G.E. Lessing: Nathan der Weise

 

Wintersemester 2012/13

Wo immer mit Religion Politik gemacht, also diesseitige Machtgier in jenseitige Privilegien und Verbote umgemünzt wird, entfaltet Gotthold Ephraim Lessings „Nathan der Weise“ (1779) im Zweifelsfall seine humane Sprengkraft – und zwar sowohl das „dramatische Gedicht“ selbst wie auch der Blick auf dessen Entstehungs- und Rezeptionsgeschichte.
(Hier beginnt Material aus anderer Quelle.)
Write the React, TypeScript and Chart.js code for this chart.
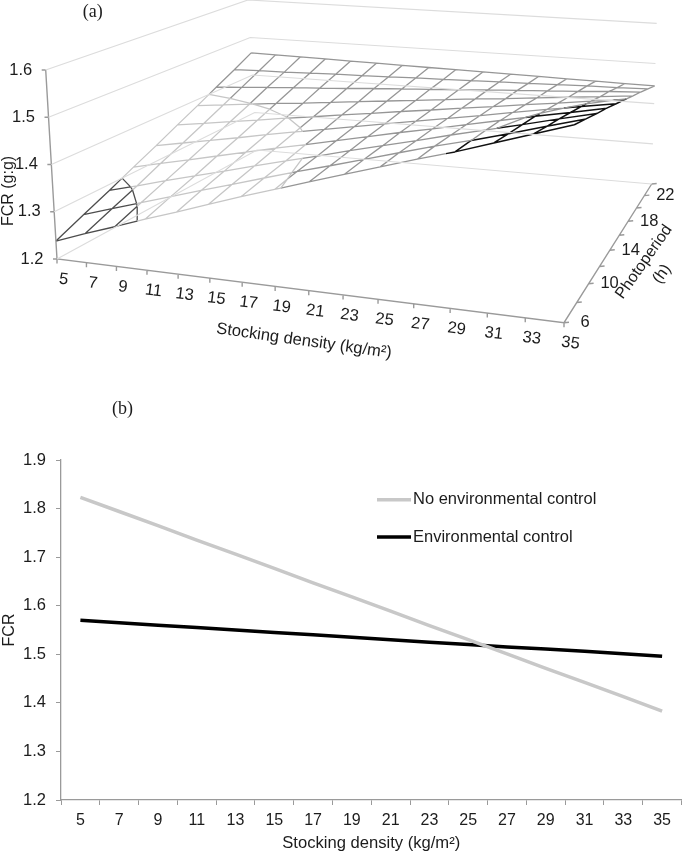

Ursprünglich verfasst, nachdem man Lessing verboten hatte, sich in der erbittert geführten Kontroverse um die offenbarungskritischen Fragmente des 1768 verstorbenen Gelehrten Hermann Samuel Reimarus, die Lessing ab 1774 anonym publiziert hatte, weiter öffentlich zu äußern, hatte der „Nathan“, der nebenbei den Blankvers als Standard deutscher Dramenklassik setzte, ein wechselvolles Weiterleben als zeitweise verfemter Bühnenklassiker, Schullektüre und nicht zuletzt als Gradmesser für die jeweilige Lage einer Gesellschaft und Epoche im Spannungsverhältnis von Dogmatik und Toleranz.
Ausgehend vom zugrundeliegenden Fragmentenstreit (auf Textbasis der Lessing-DKV-Ausgabe Bde. 8 und 9) untersucht das Seminar Form und Gehalt des „Nathan“ sowie dessen Geschichte in zentralen Aspekten und Stationen.